* _Instructions to follow_
Output the material exactly, but drop every image it holds.

* _Stored data_
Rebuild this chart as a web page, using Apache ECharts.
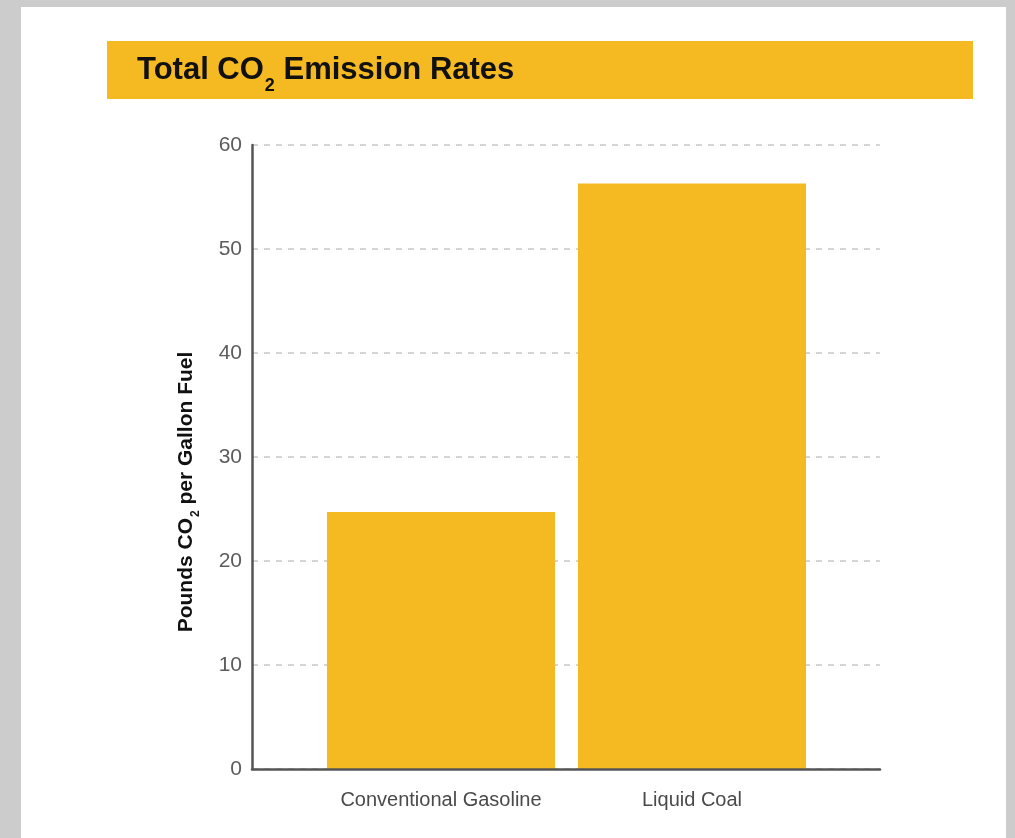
<!DOCTYPE html>
<html>
<head>
<meta charset="utf-8">
<script src="https://cdn.jsdelivr.net/npm/echarts@6/dist/echarts.min.js"></script>
<style>
  html, body { margin: 0; padding: 0; background: #cccccc; }
  #sheet { position: absolute; left: 21px; top: 7px; width: 985px; height: 840px; background: #ffffff; }
  #chart { position: absolute; left: 0; top: 0; width: 1015px; height: 838px; }
</style>
</head>
<body>
<div id="sheet"></div>
<div id="chart"></div>
<script>
// Fuel types and their CO2 emission rates (pounds per gallon)
var categories = ['Conventional Gasoline', 'Liquid Coal'];
var emissions = [24.7, 56.3];
var yTicks = { min: 0, max: 60, step: 10 };

var GOLD = '#F5B921';
var FONT = 'Liberation Sans';
var chart = echarts.init(document.getElementById('chart'), null, { renderer: 'canvas' });

chart.setOption({
  backgroundColor: 'transparent',
  animation: false,
  graphic: [
    {
      type: 'rect',
      shape: { x: 107, y: 41, width: 866, height: 58 },
      style: { fill: GOLD }
    },
    {
      type: 'text',
      x: 137, y: 70,
      style: {
        text: '{t|Total CO}{s|2}{t| Emission Rates}',
        verticalAlign: 'middle',
        rich: {
          t: { fontFamily: FONT, fontWeight: 'bold', fontSize: 31, fill: '#111111' },
          s: { fontFamily: FONT, fontWeight: 'bold', fontSize: 18, fill: '#111111', padding: [32, 0, 0, 1] }
        }
      }
    },
    {
      // y-axis title, rotated to read bottom-to-top
      type: 'text',
      x: 186, y: 492,
      rotation: Math.PI / 2,
      style: {
        text: '{t|Pounds CO}{s|2}{t| per Gallon Fuel}',
        align: 'center',
        verticalAlign: 'middle',
        rich: {
          t: { fontFamily: FONT, fontWeight: 'bold', fontSize: 21, fill: '#111111' },
          s: { fontFamily: FONT, fontWeight: 'bold', fontSize: 12, fill: '#111111', padding: [20, 0, 0, 1] }
        }
      }
    }
  ],
  grid: [
    { left: 252, top: 145, width: 628, height: 624 },
    { left: 315.5, top: 145, width: 502, height: 624 }
  ],
  xAxis: [
    {
      gridIndex: 0, type: 'value', min: 0, max: 1, z: 5,
      axisLine: { show: true, lineStyle: { color: '#555555', width: 2.5 } },
      axisTick: { show: false }, axisLabel: { show: false }, splitLine: { show: false }
    },
    {
      gridIndex: 1, type: 'category', data: categories,
      axisLine: { show: false }, axisTick: { show: false },
      axisLabel: { interval: 0, hideOverlap: false, fontFamily: FONT, fontSize: 20, color: '#4a4a4a', margin: 21 }
    }
  ],
  yAxis: [
    {
      gridIndex: 0, type: 'value', min: yTicks.min, max: yTicks.max, interval: yTicks.step,
      axisLine: { show: true, lineStyle: { color: '#555555', width: 2.5 } },
      axisTick: { show: false },
      axisLabel: { fontFamily: FONT, fontSize: 21, color: '#5c5c5c', margin: 10, padding: [7, 0, 0, 0] },
      splitLine: { show: true, lineStyle: { color: '#c8c8c8', width: 1.5, type: [6, 6] } }
    },
    { gridIndex: 1, type: 'value', min: yTicks.min, max: yTicks.max, show: false }
  ],
  series: [
    {
      type: 'bar',
      xAxisIndex: 1, yAxisIndex: 1,
      data: emissions,
      barWidth: 228,
      itemStyle: { color: GOLD }
    }
  ]
});
</script>
</body>
</html>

* _Exercise response_
Rebuild this chart as a web page, using Apache ECharts.
<!DOCTYPE html>
<html>
<head>
<meta charset="utf-8">
<script src="https://cdn.jsdelivr.net/npm/echarts@6/dist/echarts.min.js"></script>
<style>
  html, body { margin: 0; padding: 0; background: #cccccc; }
  #sheet { position: absolute; left: 21px; top: 7px; width: 985px; height: 840px; background: #ffffff; }
  #chart { position: absolute; left: 0; top: 0; width: 1015px; height: 838px; }
</style>
</head>
<body>
<div id="sheet"></div>
<div id="chart"></div>
<script>
// Fuel types and their CO2 emission rates (pounds per gallon)
var categories = ['Conventional Gasoline', 'Liquid Coal'];
var emissions = [24.7, 56.3];
var yTicks = { min: 0, max: 60, step: 10 };

var GOLD = '#F5B921';
var FONT = 'Liberation Sans';
var chart = echarts.init(document.getElementById('chart'), null, { renderer: 'canvas' });

chart.setOption({
  backgroundColor: 'transparent',
  animation: false,
  graphic: [
    {
      type: 'rect',
      shape: { x: 107, y: 41, width: 866, height: 58 },
      style: { fill: GOLD }
    },
    {
      type: 'text',
      x: 137, y: 70,
      style: {
        text: '{t|Total CO}{s|2}{t| Emission Rates}',
        verticalAlign: 'middle',
        rich: {
          t: { fontFamily: FONT, fontWeight: 'bold', fontSize: 31, fill: '#111111' },
          s: { fontFamily: FONT, fontWeight: 'bold', fontSize: 18, fill: '#111111', padding: [32, 0, 0, 1] }
        }
      }
    },
    {
      // y-axis title, rotated to read bottom-to-top
      type: 'text',
      x: 186, y: 492,
      rotation: Math.PI / 2,
      style: {
        text: '{t|Pounds CO}{s|2}{t| per Gallon Fuel}',
        align: 'center',
        verticalAlign: 'middle',
        rich: {
          t: { fontFamily: FONT, fontWeight: 'bold', fontSize: 21, fill: '#111111' },
          s: { fontFamily: FONT, fontWeight: 'bold', fontSize: 12, fill: '#111111', padding: [20, 0, 0, 1] }
        }
      }
    }
  ],
  grid: [
    { left: 252, top: 145, width: 628, height: 624 },
    { left: 315.5, top: 145, width: 502, height: 624 }
  ],
  xAxis: [
    {
      gridIndex: 0, type: 'value', min: 0, max: 1, z: 5,
      axisLine: { show: true, lineStyle: { color: '#555555', width: 2.5 } },
      axisTick: { show: false }, axisLabel: { show: false }, splitLine: { show: false }
    },
    {
      gridIndex: 1, type: 'category', data: categories,
      axisLine: { show: false }, axisTick: { show: false },
      axisLabel: { interval: 0, hideOverlap: false, fontFamily: FONT, fontSize: 20, color: '#4a4a4a', margin: 21 }
    }
  ],
  yAxis: [
    {
      gridIndex: 0, type: 'value', min: yTicks.min, max: yTicks.max, interval: yTicks.step,
      axisLine: { show: true, lineStyle: { color: '#555555', width: 2.5 } },
      axisTick: { show: false },
      axisLabel: { fontFamily: FONT, fontSize: 21, color: '#5c5c5c', margin: 10, padding: [7, 0, 0, 0] },
      splitLine: { show: true, lineStyle: { color: '#c8c8c8', width: 1.5, type: [6, 6] } }
    },
    { gridIndex: 1, type: 'value', min: yTicks.min, max: yTicks.max, show: false }
  ],
  series: [
    {
      type: 'bar',
      xAxisIndex: 1, yAxisIndex: 1,
      data: emissions,
      barWidth: 228,
      itemStyle: { color: GOLD }
    }
  ]
});
</script>
</body>
</html>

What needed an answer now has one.